Kennaugh is one of four Britons in the nine-man team, with leader Froome plus Ian Stannard and fellow team pursuiter Geraint Thomas.

"All the work that I have done through the winter since January, all the training and hard racing, to finally get picked is good and I can't wait to get on with it," said Kennaugh, who completed his build up for the Tour with fourth at the British Road Race Championships in Glasgow.

"I'm really happy to be one of the nine guys selected from such a strong team," Kennaugh said. “It is something I did not really target at the start of the season, but I have come into a late run of form, and to be selected is a dream come true.
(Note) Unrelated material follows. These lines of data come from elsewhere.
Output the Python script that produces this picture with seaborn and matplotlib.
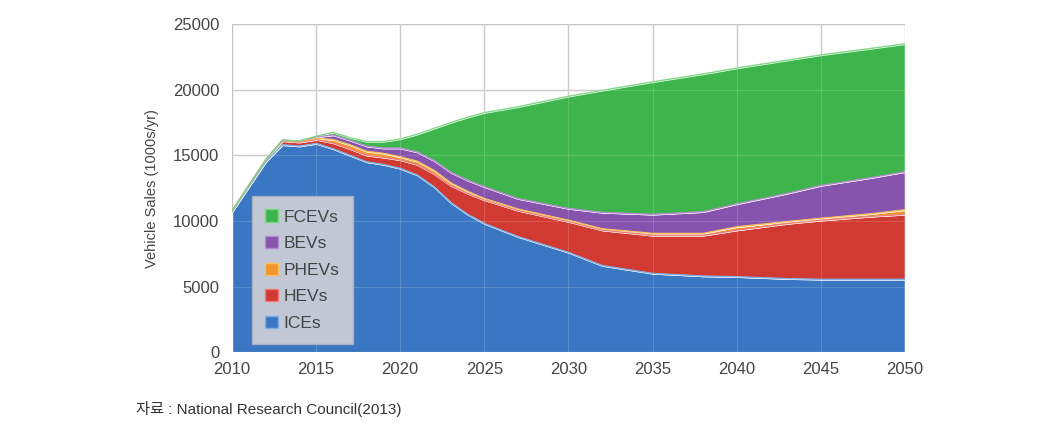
import numpy as np
import pandas as pd
import matplotlib
matplotlib.use("Agg")
import matplotlib.pyplot as plt
from matplotlib.patches import Patch
import seaborn as sns

years = [2010, 2011, 2012, 2013, 2014, 2015, 2016, 2017, 2018, 2019, 2020, 2021, 2022,
         2023, 2024, 2025, 2027, 2030, 2032, 2035, 2038, 2040, 2043, 2045, 2048, 2050]
ices = [10700, 12600, 14500, 15800, 15700, 15900, 15500, 15000, 14500, 14300, 14000, 13500, 12600,
        11400, 10500, 9800, 8800, 7600, 6600, 6000, 5800, 5750, 5600, 5550, 5550, 5550]
hevs = [50, 100, 150, 300, 300, 300, 450, 500, 500, 550, 650, 800, 1000,
        1300, 1600, 1800, 2000, 2350, 2700, 2900, 3100, 3550, 4200, 4500, 4800, 4950]
phevs = [0, 0, 0, 50, 50, 100, 250, 300, 300, 300, 230, 250, 250,
         200, 150, 100, 100, 100, 100, 150, 150, 250, 150, 150, 200, 350]
bevs = [0, 0, 0, 0, 50, 100, 350, 350, 400, 400, 670, 700, 750,
        800, 850, 900, 800, 900, 1250, 1450, 1650, 1750, 2150, 2500, 2750, 2900]
fcevs = [0, 0, 0, 0, 0, 50, 200, 200, 350, 500, 700, 1350, 2450,
         3800, 4800, 5650, 7000, 8550, 9300, 10100, 10500, 10350, 10150, 9950, 9850, 9750]

labels = ["ICEs", "HEVs", "PHEVs", "BEVs", "FCEVs"]
colors = ["#3a76c2", "#d13a32", "#f2962b", "#8654ad", "#3db54c"]
edges = ["#7fb0e8", "#f07a70", "#f7c060", "#b48ad0", "#7fd884"]

df = pd.DataFrame({"year": years, "ICEs": ices, "HEVs": hevs, "PHEVs": phevs,
                   "BEVs": bevs, "FCEVs": fcevs})

sns.set_theme(style="whitegrid")
plt.rcParams['font.family'] = ['Liberation Sans', 'DejaVu Sans']

fig = plt.figure(figsize=(10.45, 4.38), dpi=100)
ax = fig.add_axes([0.222, 0.196, 0.644, 0.749])

ax.stackplot(df["year"], [df[c] for c in labels], colors=colors, zorder=2)
# light highlight along each layer's top
tops = np.cumsum(np.array([df[c] for c in labels]), axis=0)
for i, top in enumerate(tops):
    sns.lineplot(x=df["year"], y=top, ax=ax, color=edges[i], lw=1.0, zorder=3)

ax.set_xlim(2010, 2050)
ax.set_ylim(0, 25000)
ax.set_xticks(range(2010, 2051, 5))
ax.set_yticks(range(0, 25001, 5000))
ax.grid(True, color="#c4c4c4", lw=1.0)
ax.set_axisbelow(True)
# faint grid showing through the areas, like the original
for x in range(2015, 2050, 5):
    ax.axvline(x, color="white", lw=0.8, alpha=0.15, zorder=4)
for y in range(5000, 25000, 5000):
    ax.axhline(y, color="white", lw=0.8, alpha=0.15, zorder=4)
for s in ax.spines.values():
    s.set_visible(False)
ax.tick_params(axis="y", colors="#444444", labelsize=12, length=0, pad=9)
ax.tick_params(axis="x", colors="#444444", labelsize=12, length=0, pad=7)
ax.set_xlabel("")
ax.set_ylabel("Vehicle Sales (1000s/yr)", color="#444444", fontsize=10.5, labelpad=10)

handles = [Patch(facecolor=colors[i], edgecolor=edges[i], label=labels[i]) for i in range(4, -1, -1)]
leg = ax.legend(handles=handles, loc="upper left", bbox_to_anchor=(0.038, 0.459),
                frameon=True, fontsize=12.5, handlelength=0.7, handleheight=0.7,
                handletextpad=0.35, labelspacing=0.66, borderpad=0.45, borderaxespad=0)
leg.get_frame().set_facecolor("#c9ccd6")
leg.get_frame().set_edgecolor("#aab0c0")
leg.get_frame().set_alpha(0.95)
leg.get_frame().set_boxstyle("square")
for t in leg.get_texts():
    t.set_color("#444444")

fig.text(0.13, 0.055, "자료 : National Research Council(2013)", fontsize=11,
         color="#333333", family=['Liberation Sans', 'Noto Sans CJK KR'])

fig.savefig("out.png", dpi=100)
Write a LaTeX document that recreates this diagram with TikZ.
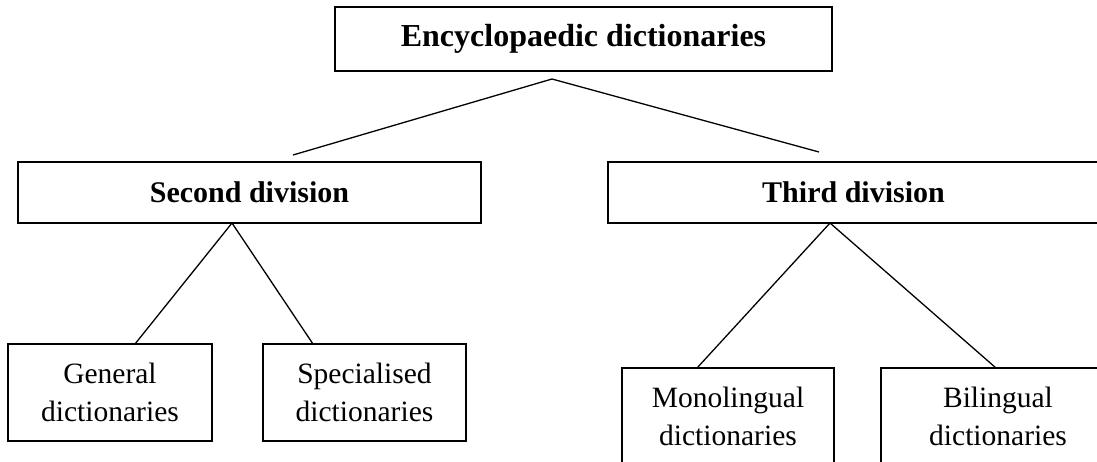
\documentclass[tikz,border=0pt]{standalone}
\usepackage{fontspec}
\setmainfont{Liberation Serif}
\usetikzlibrary{calc}
\begin{document}
\begin{tikzpicture}[x=1pt,y=-1pt,
  box/.style={draw=black,line width=1.4pt,rectangle,inner sep=0pt,outer sep=0pt},
  topbox/.style={box,font=\fontsize{32}{38}\selectfont\bfseries},
  divbox/.style={box,font=\fontsize{30}{38}\selectfont\bfseries},
  leafbox/.style={box,align=center,font=\fontsize{29.5}{38}\selectfont},
  conn/.style={draw=black,line width=1.3pt}]
\path[use as bounding box,clip] (0,0) rectangle (1097,461);
\fill[white] (0,0) rectangle (1097,461);
% boxes
\node[topbox,minimum width=497pt,minimum height=64pt] (enc) at (583.5,39) {Encyclopaedic dictionaries};
\node[divbox,minimum width=463pt,minimum height=61pt] (sec) at (249.5,192.5) {Second division};
\node[divbox,minimum width=491pt,minimum height=61pt] (thi) at (853.5,192.5) {Third division};
\node[leafbox,minimum width=204pt,minimum height=97pt] (gen) at (110,392.5) {General\\dictionaries};
\node[leafbox,minimum width=203pt,minimum height=97pt] (spe) at (364.5,392.5) {Specialised\\dictionaries};
\node[leafbox,minimum width=212pt,minimum height=97pt] (mon) at (728,416.5) {Monolingual\\dictionaries};
\node[leafbox,minimum width=234pt,minimum height=97pt] (bil) at (998,416.5) {Bilingual\\dictionaries};
% free ends of the top connectors
\coordinate (apex) at ([xshift=-31.5pt,yshift=-8pt]enc.south);
\coordinate (lend) at (293,155);
\coordinate (rend) at (819,152);
\draw[conn] (lend) -- (apex) -- (rend);
% lower connectors
\coordinate (sapex) at ([xshift=214pt]sec.south west);
\coordinate (tapex) at ([xshift=222pt]thi.south west);
\draw[conn] ([xshift=127pt]gen.north west) -- (sapex) -- ([xshift=50pt]spe.north west);
\draw[conn] ([xshift=75pt]mon.north west) -- (tapex) -- ([xshift=115pt]bil.north west);
\end{tikzpicture}
\end{document}
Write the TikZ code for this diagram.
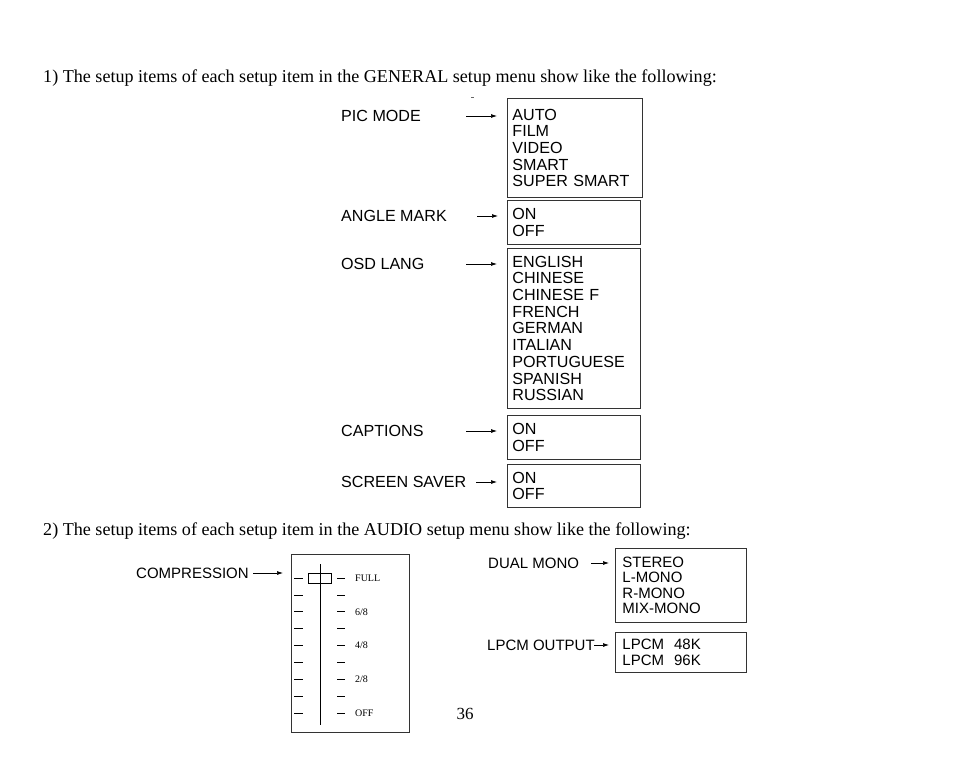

"I had a good idea I would be in it [after the Dauphine], but it is nice to hear you have officially been selected. To be a year ahead of where we want to be is good," added Kennaugh, with Team Sky having achieved its goal to win the Tour de France within five years after Sir Bradley Wiggins' success in 2012.

“All the work that I have done through the winter since January, all the training and hard racing, to finally get picked is good and I can’t wait to get on with it.”

Peter Kennaugh

The call-up comes less than a year since Kennaugh’s career highlight – with Thomas, Ed Clancy and Steven Burke – riding to a world record and gold medal in London’s Olympic Velodrome.

In 2013, the Isle of Man rider has already helped Froome to victory in February’s Tour of Oman and more recently the Criterium du Dauphine but believes the 21 stages from 29 June -21 July will hold a wholly new challenge.

“It is obviously a totally different ball game,” Kennaugh said. “The team pursuit is a short, fast discipline with it only being four-kilometres.

“Then you have got the likes of the Tour de France or Giro d’Italia. They are up to 200-kilometres a day for 21 days, so it is almost like a different sport.

“They are both hard in different ways, but road cycling and stuff like the Tour de France is another league compared to team pursuit.”

As well as working to the team’s objective for Froome, Kennaugh qualifies to contest the young rider classification - for riders 25 years old or younger - and would relish the chance to don the white jersey.

"The white jersey is something which could maybe come as a bonus," he added. "If I can wear the white jersey for a few days, I would be super happy."